Escuridão no céu da Noruega
O mesmo céu que surgiu em São Paulo no dia 19 de agosto surpreendeu os noruegueses em 1885 e inspirou Edvard Munch a criar o icônico quadro "O Grito"
As nuvens negras chegaram chegando no meio da tarde. Pouco depois, ao entardecer em alguns lugares da capital, elas estavam com tonalidades avermelhadas. Todos olhavam assustados o céu apocalíptico que se desenhara. Será o fim do mundo? Data: agosto de 1885. Epa! 1885? Calma aí, não errei o ano. Foi meu relógio que girando ao contrário me jogou nessa data em Oslo, capital da Noruega.
Nesse mesmo dia um jovem pintor norueguês, Edvard Munch (1863-1944) criaria seu quadro mais famoso “O Grito”. Na obra ele se referia ao desespero das pessoas ao encarar aquele céu nunca visto antes na capital norueguesa. Esta história me veio vivinha da silva na tarde de 19 de agosto passado, quando a cidade de São Paulo, do nada, foi coberta por escuridão impressionante.

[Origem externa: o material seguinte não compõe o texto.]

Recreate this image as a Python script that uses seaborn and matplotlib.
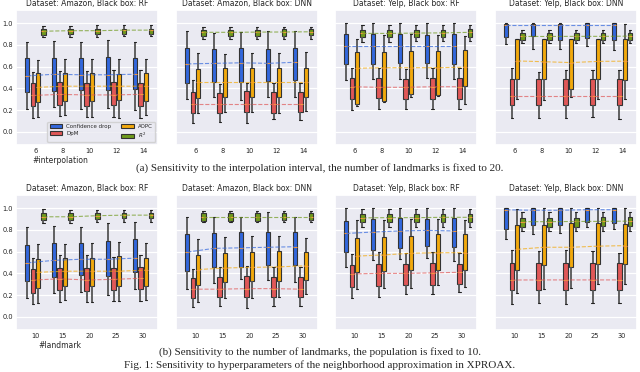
import numpy as np
import pandas as pd
import seaborn as sns
import matplotlib.pyplot as plt

# --- categories / labels ---
metrics = ['Confidence drop', 'DpM', 'AOPC', '$R^2$']
colors = ['#3267dd', '#e05858', '#f2a90c', '#6f9a1c']
interp_steps = ['6', '8', '10', '12', '14']
landmark_steps = ['10', '15', '20', '25', '30']
titles = ['Dataset: Amazon, Black box: RF', 'Dataset: Amazon, Black box: DNN',
          'Dataset: Yelp, Black box: RF', 'Dataset: Yelp, Black box: DNN']

# each box: [low whisker, q1, median, q3, high whisker], one row per step
# (a) interpolation interval
amz_rf_int_cd = [[0.215, 0.37, 0.515, 0.677, 0.83], [0.225, 0.378, 0.53, 0.683, 0.837],
                 [0.215, 0.385, 0.525, 0.677, 0.83], [0.22, 0.385, 0.525, 0.69, 0.846],
                 [0.20, 0.39, 0.53, 0.677, 0.825]]
amz_rf_int_dpm = [[0.13, 0.237, 0.335, 0.446, 0.55], [0.145, 0.246, 0.345, 0.455, 0.563],
                  [0.14, 0.24, 0.34, 0.45, 0.56], [0.14, 0.245, 0.34, 0.46, 0.57],
                  [0.13, 0.237, 0.345, 0.45, 0.57]]
amz_rf_int_aopc = [[0.14, 0.277, 0.41, 0.54, 0.66], [0.154, 0.286, 0.42, 0.545, 0.668],
                   [0.14, 0.28, 0.42, 0.54, 0.67], [0.13, 0.29, 0.42, 0.53, 0.668],
                   [0.154, 0.286, 0.42, 0.54, 0.668]]
amz_rf_int_r2 = [[0.87, 0.89, 0.925, 0.945, 0.975], [0.875, 0.895, 0.93, 0.945, 0.975],
                 [0.875, 0.895, 0.93, 0.948, 0.978], [0.88, 0.9, 0.935, 0.95, 0.978],
                 [0.88, 0.9, 0.935, 0.95, 0.978]]

amz_dnn_int_cd = [[0.30, 0.452, 0.625, 0.77, 0.923], [0.323, 0.46, 0.63, 0.76, 0.908],
                  [0.29, 0.46, 0.635, 0.77, 0.92], [0.317, 0.468, 0.63, 0.763, 0.923],
                  [0.323, 0.477, 0.64, 0.775, 0.923]]
amz_dnn_int_dpm = [[0.086, 0.178, 0.255, 0.363, 0.477], [0.092, 0.175, 0.255, 0.354, 0.44],
                   [0.083, 0.185, 0.255, 0.375, 0.452], [0.123, 0.175, 0.255, 0.363, 0.446],
                   [0.108, 0.185, 0.255, 0.363, 0.452]]
amz_dnn_int_aopc = [[0.17, 0.308, 0.46, 0.575, 0.723], [0.185, 0.317, 0.46, 0.585, 0.717],
                    [0.185, 0.323, 0.46, 0.588, 0.723], [0.17, 0.323, 0.46, 0.585, 0.723],
                    [0.194, 0.323, 0.46, 0.585, 0.73]]
amz_dnn_int_r2 = [[0.852, 0.883, 0.915, 0.94, 0.963], [0.855, 0.885, 0.915, 0.94, 0.963],
                  [0.855, 0.885, 0.917, 0.94, 0.965], [0.855, 0.885, 0.918, 0.942, 0.965],
                  [0.857, 0.887, 0.92, 0.942, 0.965]]

yelp_rf_int_cd = [[0.477, 0.62, 0.79, 0.898, 1.0], [0.486, 0.625, 0.79, 0.898, 1.0],
                  [0.49, 0.63, 0.79, 0.90, 1.0], [0.50, 0.63, 0.79, 0.89, 1.0],
                  [0.49, 0.625, 0.79, 0.898, 1.0]]
yelp_rf_int_dpm = [[0.20, 0.298, 0.415, 0.492, 0.585], [0.215, 0.308, 0.41, 0.492, 0.59],
                   [0.21, 0.30, 0.41, 0.486, 0.578], [0.215, 0.30, 0.415, 0.492, 0.59],
                   [0.215, 0.30, 0.415, 0.492, 0.585]]
yelp_rf_int_aopc = [[0.24, 0.255, 0.585, 0.738, 0.85], [0.277, 0.283, 0.59, 0.738, 0.886],
                    [0.323, 0.345, 0.59, 0.745, 0.90], [0.33, 0.338, 0.59, 0.745, 0.89],
                    [0.255, 0.42, 0.595, 0.754, 0.877]]
yelp_rf_int_r2 = [[0.83, 0.87, 0.905, 0.938, 0.98], [0.83, 0.87, 0.905, 0.938, 0.98],
                  [0.835, 0.872, 0.908, 0.94, 0.98], [0.835, 0.875, 0.91, 0.94, 0.98],
                  [0.835, 0.875, 0.915, 0.942, 0.98]]

yelp_dnn_int_cd = [[0.81, 0.87, 0.978, 0.994, 1.0], [0.763, 0.883, 0.978, 0.994, 1.0],
                   [0.763, 0.84, 0.978, 0.994, 1.0], [0.79, 0.86, 0.978, 1.0, 1.0],
                   [0.754, 0.84, 0.978, 1.0, 1.0]]
yelp_dnn_int_dpm = [[0.132, 0.252, 0.33, 0.49, 0.585], [0.132, 0.252, 0.33, 0.49, 0.554],
                    [0.132, 0.246, 0.33, 0.49, 0.57], [0.138, 0.252, 0.33, 0.49, 0.57],
                    [0.123, 0.252, 0.33, 0.49, 0.57]]
yelp_dnn_int_aopc = [[0.30, 0.486, 0.652, 0.852, 0.852], [0.292, 0.483, 0.645, 0.852, 0.852],
                     [0.317, 0.39, 0.637, 0.852, 0.852], [0.30, 0.483, 0.648, 0.852, 0.852],
                     [0.30, 0.477, 0.65, 0.852, 0.994]]
yelp_dnn_int_r2 = [[0.82, 0.84, 0.877, 0.908, 0.94], [0.82, 0.84, 0.877, 0.908, 0.94],
                   [0.82, 0.842, 0.878, 0.908, 0.94], [0.82, 0.842, 0.878, 0.908, 0.94],
                   [0.82, 0.845, 0.88, 0.91, 0.94]]

# (b) number of landmarks
amz_rf_lm_cd = [[0.177, 0.332, 0.497, 0.665, 0.83], [0.217, 0.37, 0.52, 0.683, 0.835],
                [0.233, 0.385, 0.53, 0.683, 0.83], [0.20, 0.38, 0.53, 0.70, 0.86],
                [0.255, 0.41, 0.54, 0.714, 0.876]]
amz_rf_lm_dpm = [[0.121, 0.224, 0.339, 0.441, 0.543], [0.137, 0.245, 0.35, 0.45, 0.565],
                 [0.137, 0.239, 0.34, 0.45, 0.565], [0.146, 0.245, 0.345, 0.45, 0.55],
                 [0.146, 0.255, 0.355, 0.463, 0.565]]
amz_rf_lm_aopc = [[0.13, 0.27, 0.41, 0.534, 0.668], [0.155, 0.28, 0.42, 0.54, 0.668],
                  [0.14, 0.28, 0.42, 0.54, 0.68], [0.146, 0.286, 0.42, 0.556, 0.69],
                  [0.16, 0.286, 0.43, 0.543, 0.68]]
amz_rf_lm_r2 = [[0.86, 0.891, 0.92, 0.953, 0.99], [0.86, 0.891, 0.92, 0.953, 0.985],
                [0.87, 0.9, 0.93, 0.955, 0.985], [0.875, 0.905, 0.935, 0.955, 0.985],
                [0.875, 0.905, 0.935, 0.955, 0.985]]

amz_dnn_lm_cd = [[0.255, 0.419, 0.596, 0.758, 0.922], [0.31, 0.457, 0.63, 0.767, 0.922],
                 [0.348, 0.463, 0.635, 0.776, 0.922], [0.339, 0.478, 0.64, 0.783, 0.96],
                 [0.317, 0.478, 0.645, 0.776, 0.922]]
amz_dnn_lm_dpm = [[0.09, 0.177, 0.255, 0.357, 0.441], [0.10, 0.183, 0.255, 0.363, 0.457],
                  [0.084, 0.183, 0.26, 0.373, 0.472], [0.10, 0.183, 0.26, 0.37, 0.457],
                  [0.10, 0.183, 0.255, 0.363, 0.457]]
amz_dnn_lm_aopc = [[0.137, 0.295, 0.435, 0.565, 0.714], [0.177, 0.317, 0.45, 0.59, 0.736],
                   [0.177, 0.332, 0.455, 0.596, 0.742], [0.183, 0.332, 0.46, 0.606, 0.742],
                   [0.208, 0.339, 0.47, 0.60, 0.727]]
amz_dnn_lm_r2 = [[0.87, 0.885, 0.92, 0.953, 0.969], [0.87, 0.885, 0.92, 0.953, 0.969],
                 [0.87, 0.885, 0.92, 0.953, 0.969], [0.87, 0.887, 0.92, 0.953, 0.97],
                 [0.87, 0.887, 0.92, 0.953, 0.97]]

yelp_rf_lm_cd = [[0.457, 0.596, 0.767, 0.882, 1.0], [0.525, 0.618, 0.78, 0.898, 1.0],
                 [0.534, 0.634, 0.79, 0.907, 1.0], [0.54, 0.649, 0.795, 0.898, 1.0],
                 [0.51, 0.643, 0.79, 0.907, 1.0]]
yelp_rf_lm_dpm = [[0.177, 0.276, 0.395, 0.478, 0.58], [0.186, 0.286, 0.40, 0.488, 0.596],
                  [0.208, 0.292, 0.40, 0.488, 0.587], [0.208, 0.295, 0.405, 0.494, 0.596],
                  [0.23, 0.307, 0.41, 0.488, 0.587]]
yelp_rf_lm_aopc = [[0.255, 0.41, 0.559, 0.727, 0.89], [0.27, 0.425, 0.57, 0.736, 0.89],
                   [0.27, 0.435, 0.585, 0.745, 0.897], [0.292, 0.435, 0.59, 0.758, 0.897],
                   [0.276, 0.435, 0.59, 0.758, 0.89]]
yelp_rf_lm_r2 = [[0.823, 0.87, 0.91, 0.944, 0.99], [0.825, 0.872, 0.912, 0.944, 0.99],
                 [0.825, 0.872, 0.912, 0.944, 0.99], [0.83, 0.875, 0.915, 0.946, 0.99],
                 [0.83, 0.875, 0.915, 0.946, 0.99]]

yelp_dnn_lm_cd = [[0.714, 0.804, 0.984, 1.0, 1.0], [0.758, 0.845, 0.98, 1.0, 1.0],
                  [0.773, 0.845, 0.98, 1.0, 1.0], [0.823, 0.876, 0.985, 1.0, 1.0],
                  [0.804, 0.866, 0.985, 1.0, 1.0]]
yelp_dnn_lm_dpm = [[0.121, 0.245, 0.339, 0.494, 0.612], [0.124, 0.245, 0.34, 0.494, 0.602],
                   [0.121, 0.245, 0.34, 0.494, 0.612], [0.124, 0.245, 0.34, 0.494, 0.602],
                   [0.13, 0.245, 0.34, 0.494, 0.587]]
yelp_dnn_lm_aopc = [[0.224, 0.432, 0.621, 0.845, 0.99], [0.255, 0.481, 0.64, 0.845, 1.0],
                    [0.27, 0.457, 0.64, 0.86, 1.0], [0.307, 0.488, 0.65, 0.86, 1.0],
                    [0.30, 0.488, 0.655, 0.85, 1.0]]
yelp_dnn_lm_r2 = [[0.789, 0.829, 0.875, 0.913, 0.963], [0.79, 0.83, 0.875, 0.913, 0.963],
                  [0.79, 0.83, 0.877, 0.913, 0.963], [0.79, 0.832, 0.878, 0.915, 0.963],
                  [0.79, 0.832, 0.88, 0.915, 0.963]]

rows_of_panels = [
    (interp_steps, '#interpolation',
     [[amz_rf_int_cd, amz_rf_int_dpm, amz_rf_int_aopc, amz_rf_int_r2],
      [amz_dnn_int_cd, amz_dnn_int_dpm, amz_dnn_int_aopc, amz_dnn_int_r2],
      [yelp_rf_int_cd, yelp_rf_int_dpm, yelp_rf_int_aopc, yelp_rf_int_r2],
      [yelp_dnn_int_cd, yelp_dnn_int_dpm, yelp_dnn_int_aopc, yelp_dnn_int_r2]]),
    (landmark_steps, '#landmark',
     [[amz_rf_lm_cd, amz_rf_lm_dpm, amz_rf_lm_aopc, amz_rf_lm_r2],
      [amz_dnn_lm_cd, amz_dnn_lm_dpm, amz_dnn_lm_aopc, amz_dnn_lm_r2],
      [yelp_rf_lm_cd, yelp_rf_lm_dpm, yelp_rf_lm_aopc, yelp_rf_lm_r2],
      [yelp_dnn_lm_cd, yelp_dnn_lm_dpm, yelp_dnn_lm_aopc, yelp_dnn_lm_r2]]),
]

sns.set_theme(style='darkgrid', rc={'grid.linewidth': 0.9,
                                    'xtick.major.size': 0, 'ytick.major.size': 0})
plt.rcParams['font.family'] = ['DejaVu Sans']


def draw_panel(ax, steps, series, show_legend):
    rows = []
    for name, boxes in zip(metrics, series):
        for step, stats in zip(steps, boxes):
            for v in stats:
                rows.append({'step': step, 'metric': name, 'value': v})
    df = pd.DataFrame(rows)
    sns.boxplot(data=df, x='step', y='value', hue='metric', order=steps, hue_order=metrics,
                palette=colors, whis=(0, 100), width=0.8, gap=0.2, linecolor='#333333',
                linewidth=0.8, showfliers=False, saturation=1, legend=show_legend, ax=ax,
                medianprops=dict(color='#f59a40', linewidth=0.8),
                whiskerprops=dict(color='#555555', linewidth=1.3),
                capprops=dict(color='#222222', linewidth=0.8))
    # dashed lines through the medians of each metric
    offsets = np.linspace(-0.3, 0.3, len(metrics))
    for k, (boxes, c) in enumerate(zip(series, colors)):
        meds = [b[2] for b in boxes]
        ax.plot(np.arange(len(steps)) + offsets[k], meds, ls='--', color=c,
                lw=0.8, alpha=0.7, zorder=5)


fig = plt.figure(figsize=(6.4, 3.72), dpi=100)
W, H = 640, 372
lefts = [16, 176, 335, 495]
panel_w = 142
row_top = [10, 195]
panel_h = 135

for r, (steps, xlabel, panels) in enumerate(rows_of_panels):
    for c, series in enumerate(panels):
        ax = fig.add_axes([lefts[c] / W, 1 - (row_top[r] + panel_h) / H, panel_w / W, panel_h / H])
        draw_panel(ax, steps, series, show_legend=(r == 0 and c == 0))
        ax.set_ylim(-0.12, 1.12)
        ax.set_xlim(-0.72, 4.55)
        ax.set_yticks(np.arange(0, 1.01, 0.2))
        ax.set_title(titles[c], fontsize=5.5, pad=3)
        ax.tick_params(length=0, labelsize=4.8, pad=2)
        ax.set_ylabel('')
        if c == 0:
            ax.set_yticklabels([f'{v:.1f}' for v in np.arange(0, 1.01, 0.2)])
            ax.set_xlabel(xlabel, fontsize=5.5)
            ax.xaxis.set_label_coords(0.31, -0.085)
            ax.xaxis.label.set_va('top')
        else:
            ax.set_yticklabels([])
            ax.set_xlabel('')
        if r == 0 and c == 0:
            handles, labels = ax.get_legend_handles_labels()
            ax.legend(handles, labels, ncol=2, loc='lower right', fontsize=4,
                      handlelength=2.2, handleheight=0.9, columnspacing=1.8,
                      borderpad=0.4, labelspacing=0.3, framealpha=0.8)

fig.text(0.5, 1 - 168 / H, '(a) Sensitivity to the interpolation interval, the number of landmarks is fixed to 20.',
         ha='center', va='center', fontsize=8, family='Liberation Serif')
fig.text(0.5, 1 - 352 / H, '(b) Sensitivity to the number of landmarks, the population is fixed to 10.',
         ha='center', va='center', fontsize=8, family='Liberation Serif')
fig.text(0.5, 1 - 365 / H, 'Fig. 1: Sensitivity to hyperparameters of the neighborhood approximation in XPROAX.',
         ha='center', va='center', fontsize=8, family='Liberation Serif')

fig.savefig('out.png', dpi=100)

Ambas capitais tiveram o fenômeno explicado cientificamente. Em São Paulo a explicação foi a chegada de uma frente fria que trouxe nuvens baixas, as ameaçadoras Cumulonimbus. Estas se juntaram à fumaça e à fuligem das queimadas da Amazônia, e também de regiões do Paraguai e Bolívia, formando denso nevoeiro negro.
No caso de Oslo, a certeza recaiu sobre a erupção do vulcão Krakatoa, em 1883, que explodiu numa ilha, localizada entre Java e Sumatra e que foi pro beleléu. As cinzas e os gases da explosão rodaram o mundo várias vezes e na luz solar do entardecer geraram efeitos óticos impactantes. Portanto, vieram de fornadas diferentes, mas o fenômeno foi o mesmo.
Tarado por histórias que li, ouvi e contei, fui para a Noruega. E, um dos capítulos da minha viagem foi conhecer um pouco mais sobre Munch e seu icônico quadro que retrata estranha figura cuja boca se abre em grito perturbador.
É umas das três obras de arte mais parodiadas do mundo: uma série de Andy Warhol nos anos 80, personagens do desenho animado, quadrinhos dos Simpsons, a máscara Ghost face, quase sempre utilizada em filmes de terror, mais recentemente na película ‘Extraordinário’, em brinquedos Lego, e ainda estampa canecas, camisetas, cadernos, guarda-chuvas, e até sapatos.
Sem fazer citações marqueteiras, a verdade é que a Noruega enche a bola de quem gosta de paisagens com certa sedução tanto na primavera (época que fui) como no verão ou inverno com suas paisagens brancas à espera da aurora boreal.
Na dúvida se começava meu roteiro pelos museus de Oslo, ou se já ia direto para Loten, cidade onde nasceu Munch, norte da capital, só duas horas de carro. Como estava no aeroporto, aluguei um carro e parti. Minha decisão foi acertadíssima.
Depois de horas atravessando o Atlântico, mais conexão, meu cansaço desapareceu ao cruzar aquela natureza aliada à hospitalidade dos habitantes. Parava ali e acolá para um lanche e um Ovomaltine, pois sou louco por essa bebida revigorante. Já em outro pitstop que lembrava a varanda de uma casa, e era mesmo, me foi servido um chá com conversa de doido –-daquele tipo de boteco depois de uns gorós–, pois a mulher e o marido só falavam em norueguês e eu em português. Nos divertimos muito com as mímicas, e sai dali com o que me pareceu ser um convite para uma pescaria quando do meu retorno.
Em Loten, depois de me instalar com todo o conforto numa pensjonat, uma pensãozinha, acredite, ainda tive fôlego para pegar uma bike e fazer o roteiro por onde andou Munch. Bingo! Trip perfeita.
No dia seguinte à tarde, voltei para Oslo para conhecer as pinturas de Munch nos museus Munch Museum e no Nasjonalmuseet –Museu Nacional de Oslo. Ali, fiquei sabendo que de infância marcada pela tragédia e pela doença, a seu pai que se opunha terminantemente que se dedicasse à pintura, Munch sofreu ainda com a dependência do álcool. Mas sempre buscou na pintura um meio de cura, de resolver seu caos interior, e mais, de transmitir algum consolo às pessoas que se sentissem desamparadas diante das angústias da vida.
Não é para isso que a arte existe? E também as viagens?